One year ago we were feeling quite lonely on our sandy strip of bay on the Mediterranean, having just mailed the grandparents back to Canada. Not surprisingly, Al Jazeera doesn’t carry coverage of the ball drop in Times Square, so we watched the festivities in Athens and had a lot of fun calling “into last year” at midnight our time, dinner time on the east coast of the USA & Canada. This New Year’s Eve will pass with less trilling and fewer gunshots fired into the air. We’ll spend the last day of the decade with friends the children made sailing last summer; I’ve known the Dad since I was five. His brother punched me in the belly when we were in Kindergarten, I’m almost over it. This evening will pass like so many others, wrapped in a blanket of logs, warmed by the wood stove, the new dragon sitting in his cave on the stove puffing steam out his nostrils, presiding over the festivities. I’m hoping for a clear night, studded with stars so that at exactly midnight I can slip out onto the deck and wish upon the Blue Moon that won’t return for another two decades.

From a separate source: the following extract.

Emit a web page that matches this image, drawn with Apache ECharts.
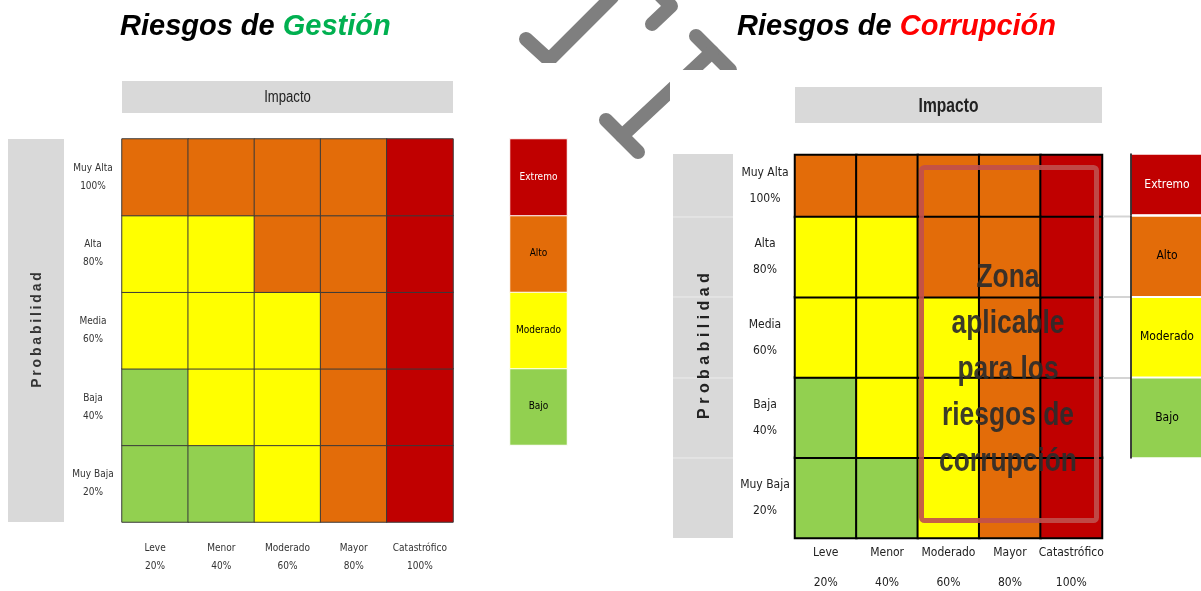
<!DOCTYPE html>
<html>
<head>
<meta charset="utf-8">
<title>Riesgos</title>
<script src="https://cdn.jsdelivr.net/npm/echarts@6/dist/echarts.min.js"></script>
<style>
  html, body { margin: 0; padding: 0; background: #fff; }
  #main { width: 1201px; height: 591px; }
</style>
</head>
<body>
<div id="main"></div>
<script>
// ejes: impacto (x) y probabilidad (y, de abajo hacia arriba)
var impacto = ["Leve\n20%", "Menor\n40%", "Moderado\n60%", "Mayor\n80%", "Catastrófico\n100%"];
var probabilidad = ["Muy Baja\n20%", "Baja\n40%", "Media\n60%", "Alta\n80%", "Muy Alta\n100%"];
var niveles = ["Bajo", "Moderado", "Alto", "Extremo"];
// nivel por fila (Muy Baja -> Muy Alta) y columna (Leve -> Catastrófico)
var matrizGestion = [
  [0, 0, 1, 2, 3],
  [0, 1, 1, 2, 3],
  [1, 1, 1, 2, 3],
  [1, 1, 2, 2, 3],
  [2, 2, 2, 2, 3]
];
var matrizCorrupcion = [
  [0, 0, 1, 2, 3],
  [0, 1, 1, 2, 3],
  [1, 1, 1, 2, 3],
  [1, 1, 2, 2, 3],
  [2, 2, 2, 2, 3]
];
var zonaTexto = ["Zona", "aplicable", "para los", "riesgos de", "corrupción"];

var colores = ["#92D050", "#FFFF00", "#E36C09", "#C00000"];
var narrow = "'DejaVu Sans Condensed', 'DejaVu Sans', sans-serif";
var arial = "'Liberation Sans', Arial, sans-serif";

// celdas de las filas pedidas, con el indice de fila relativo al grid
function celdas(matriz, filas) {
  var out = [];
  for (var j = 0; j < filas.length; j++) {
    for (var i = 0; i < impacto.length; i++) {
      out.push([i, j, matriz[filas[j]][i]]);
    }
  }
  return out;
}
function leyenda(idx) {
  var out = [];
  for (var j = 0; j < idx.length; j++) {
    out.push({
      value: [0, j, idx[j]],
      label: { color: idx[j] === 3 ? "#fff" : "#000" }
    });
  }
  return out;
}
function pick(arr, idx) {
  return idx.map(function(k) { return arr[k]; });
}
function eje(grid, data, label) {
  return {
    type: "category",
    gridIndex: grid,
    data: data,
    z: 5,
    axisLine: { show: false },
    axisTick: { show: false },
    splitLine: { show: false },
    axisLabel: label || { show: false }
  };
}
function caja(left, top, width, height) {
  return { left: left, top: top, width: width, height: height, outerBoundsMode: "none", containLabel: false };
}

var labIzqY = { interval: 0, align: "center", margin: 29, fontSize: 10, lineHeight: 18, color: "#333", fontFamily: narrow };
var labIzqX = { interval: 0, margin: 17, fontSize: 10, lineHeight: 18, color: "#333", fontFamily: narrow };
var labDerY = { interval: 0, align: "center", margin: 30, fontSize: 12, lineHeight: 26, color: "#222", fontFamily: narrow };
var labDerX = { interval: 0, margin: 0, fontSize: 12, lineHeight: 30, color: "#222", fontFamily: narrow };

var filasArriba = [4], filasAbajo = [0, 1, 2, 3];
var legArriba = [3], legAbajo = [0, 1, 2];

var ejeLeyDer = function(grid, data) {
  var a = eje(grid, data);
  a.axisLine = { show: true, lineStyle: { color: "#000", width: 1.5 } };
  return a;
};
var nombreNivel = function(p) { return niveles[p.value[2]]; };

var myChart = echarts.init(document.getElementById("main"));
var option = {
  backgroundColor: "#fff",
  animation: false,
  grid: [
    caja(122, 139, 331, 383),
    caja(510, 139, 57, 306),
    caja(795, 155, 307, 62),
    caja(795, 217, 307, 321),
    caja(1131, 154, 72, 61),
    caja(1131, 216, 72, 242)
  ],
  xAxis: [
    eje(0, impacto, labIzqX),
    eje(1, [""]),
    eje(2, impacto),
    eje(3, impacto, labDerX),
    eje(4, [""]),
    eje(5, [""])
  ],
  yAxis: [
    eje(0, probabilidad, labIzqY),
    eje(1, niveles),
    eje(2, pick(probabilidad, filasArriba), labDerY),
    eje(3, pick(probabilidad, filasAbajo), labDerY),
    ejeLeyDer(4, pick(niveles, legArriba)),
    ejeLeyDer(5, pick(niveles, legAbajo))
  ],
  visualMap: {
    type: "piecewise",
    show: false,
    dimension: 2,
    seriesIndex: [0, 1, 2, 3, 4, 5],
    pieces: [
      { value: 0, color: colores[0] },
      { value: 1, color: colores[1] },
      { value: 2, color: colores[2] },
      { value: 3, color: colores[3] }
    ]
  },
  series: [
    {
      type: "heatmap", xAxisIndex: 0, yAxisIndex: 0,
      data: celdas(matrizGestion, [0, 1, 2, 3, 4]),
      itemStyle: { borderColor: "#3a3a3a", borderWidth: 1 }
    },
    {
      type: "heatmap", xAxisIndex: 1, yAxisIndex: 1,
      data: leyenda([0, 1, 2, 3]),
      itemStyle: { borderColor: "#fff", borderWidth: 1 },
      label: { show: true, fontSize: 10, fontFamily: narrow, formatter: nombreNivel }
    },
    {
      type: "heatmap", xAxisIndex: 2, yAxisIndex: 2,
      data: celdas(matrizCorrupcion, filasArriba),
      itemStyle: { borderColor: "#000", borderWidth: 2 }
    },
    {
      type: "heatmap", xAxisIndex: 3, yAxisIndex: 3,
      data: celdas(matrizCorrupcion, filasAbajo),
      itemStyle: { borderColor: "#000", borderWidth: 2 }
    },
    {
      type: "heatmap", xAxisIndex: 4, yAxisIndex: 4,
      data: leyenda(legArriba),
      itemStyle: { borderColor: "#fff", borderWidth: 2 },
      label: { show: true, fontSize: 12, fontFamily: narrow, formatter: nombreNivel }
    },
    {
      type: "heatmap", xAxisIndex: 5, yAxisIndex: 5,
      data: leyenda(legAbajo),
      itemStyle: { borderColor: "#fff", borderWidth: 2 },
      label: { show: true, fontSize: 12, fontFamily: narrow, formatter: nombreNivel }
    }
  ],
  graphic: [
    // marca de agua gris
    { type: "polyline", z: 0, shape: { points: [[526, 39], [549, 60], [612, -3]] },
      style: { stroke: "#7f7f7f", fill: null, lineWidth: 14, lineCap: "round", lineJoin: "round" } },
    { type: "polyline", z: 0, shape: { points: [[652, 24], [671, 6], [655, -10]] },
      style: { stroke: "#7f7f7f", fill: null, lineWidth: 14, lineCap: "round", lineJoin: "round" } },
    { type: "line", z: 0, shape: { x1: 696, y1: 36, x2: 730, y2: 70 },
      style: { stroke: "#7f7f7f", lineWidth: 14, lineCap: "round" } },
    { type: "line", z: 0, shape: { x1: 622, y1: 136, x2: 712, y2: 52 },
      style: { stroke: "#7f7f7f", lineWidth: 14, lineCap: "round" } },
    { type: "line", z: 0, shape: { x1: 606, y1: 120, x2: 638, y2: 152 },
      style: { stroke: "#7f7f7f", lineWidth: 14, lineCap: "round" } },
    { type: "rect", z: 1, shape: { x: 0, y: 63, width: 573, height: 528 }, style: { fill: "#fff" } },
    { type: "rect", z: 1, shape: { x: 573, y: 63, width: 97, height: 14 }, style: { fill: "#fff" } },
    { type: "rect", z: 1, shape: { x: 670, y: 70, width: 531, height: 521 }, style: { fill: "#fff" } },

    // titulos
    { type: "text", z: 10, x: 120, y: 27,
      style: { text: "{a|Riesgos de }{g|Gestión}", verticalAlign: "middle", align: "left",
        rich: {
          a: { fontSize: 29, fontWeight: "bold", fontStyle: "italic", fontFamily: arial, fill: "#000" },
          g: { fontSize: 29, fontWeight: "bold", fontStyle: "italic", fontFamily: arial, fill: "#00B050" }
        } } },
    { type: "text", z: 10, x: 737, y: 27,
      style: { text: "{a|Riesgos de }{r|Corrupción}", verticalAlign: "middle", align: "left",
        rich: {
          a: { fontSize: 29, fontWeight: "bold", fontStyle: "italic", fontFamily: arial, fill: "#000" },
          r: { fontSize: 29, fontWeight: "bold", fontStyle: "italic", fontFamily: arial, fill: "#FF0000" }
        } } },

    // cabeceras Impacto
    { type: "rect", z: 3, shape: { x: 122, y: 81, width: 331, height: 32 }, style: { fill: "#D9D9D9" } },
    { type: "text", z: 10, x: 287.5, y: 98, scaleX: 0.82,
      style: { text: "Impacto", align: "center", verticalAlign: "middle", fontSize: 16, fontFamily: arial, fill: "#222" } },
    { type: "rect", z: 3, shape: { x: 795, y: 87, width: 307, height: 36 }, style: { fill: "#D9D9D9" } },
    { type: "text", z: 10, x: 948.5, y: 106, scaleX: 0.78,
      style: { text: "Impacto", align: "center", verticalAlign: "middle", fontSize: 20, fontWeight: "bold", fontFamily: arial, fill: "#222" } },

    // barras Probabilidad
    { type: "rect", z: 3, shape: { x: 8, y: 139, width: 56, height: 383 }, style: { fill: "#D9D9D9" } },
    { type: "text", z: 10, x: 37, y: 330, rotation: Math.PI / 2,
      style: { text: "Probabilidad".split("").join("\u2009"), align: "center", verticalAlign: "middle",
        fontSize: 14, fontWeight: "bold", fontFamily: arial, fill: "#333" } },
    { type: "rect", z: 3, shape: { x: 673, y: 154, width: 60, height: 384 }, style: { fill: "#D9D9D9" } },
    { type: "line", z: 4, shape: { x1: 673, y1: 217, x2: 733, y2: 217 }, style: { stroke: "#ececec", lineWidth: 1 } },
    { type: "line", z: 4, shape: { x1: 673, y1: 297, x2: 733, y2: 297 }, style: { stroke: "#ececec", lineWidth: 1 } },
    { type: "line", z: 4, shape: { x1: 673, y1: 378, x2: 733, y2: 378 }, style: { stroke: "#ececec", lineWidth: 1 } },
    { type: "line", z: 4, shape: { x1: 673, y1: 458, x2: 733, y2: 458 }, style: { stroke: "#ececec", lineWidth: 1 } },
    { type: "text", z: 10, x: 705, y: 346, rotation: Math.PI / 2,
      style: { text: "Probabilidad".split("").join(" "), align: "center", verticalAlign: "middle",
        fontSize: 16, fontWeight: "bold", fontFamily: arial, fill: "#222" } },

    // lineas grises hacia la leyenda derecha
    { type: "line", z: 4, shape: { x1: 1103, y1: 216.5, x2: 1131, y2: 216.5 }, style: { stroke: "#d4d4d4", lineWidth: 2 } },
    { type: "line", z: 4, shape: { x1: 1103, y1: 297, x2: 1131, y2: 297 }, style: { stroke: "#d4d4d4", lineWidth: 2 } },
    { type: "line", z: 4, shape: { x1: 1103, y1: 378, x2: 1131, y2: 378 }, style: { stroke: "#d4d4d4", lineWidth: 2 } },

    // zona aplicable
    { type: "rect", z: 10, shape: { x: 921.5, y: 167.5, width: 175, height: 353, r: 3 },
      style: { fill: null, stroke: "#C0504D", lineWidth: 5, opacity: 0.9 } },
    { type: "text", z: 11, x: 1008, y: 370, scaleX: 0.8,
      style: { text: zonaTexto.join("\n"), align: "center", verticalAlign: "middle", lineHeight: 46,
        fontSize: 33, fontWeight: "bold", fontFamily: arial, fill: "#2b2b2b", opacity: 0.92 } }
  ]
};
myChart.setOption(option);
</script>
</body>
</html>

I’ve been thinking about what to wish for. I don’t want to miss the chance, after all, it comes only once in a Blue Moon. I’m finding it hard to come up with one real wish that encapsulates everything: the experiences of the past year, the new leaf we all wish for when the clock strikes midnight and the myriad of hopes and dreams and silent wishes for the future. My heart is miles deep and ever a whirlwind, which makes it hard to reach in, sift the contents and distill them into the essence of who I am and what I really, truly wish for the coming year. Maybe I’m the only one, I don’t know. I’ve got twelve and a half hours until I have to close my eyes and wish as hard as I can, all the way to the moon and back. Unless I can think of something better, I intend to wish with all my heart for a year filled with Love and Peace and Renewal and ask the God of the Universe to bless my heart and my feeble attempts at making that wish come true. What are you going to wish for?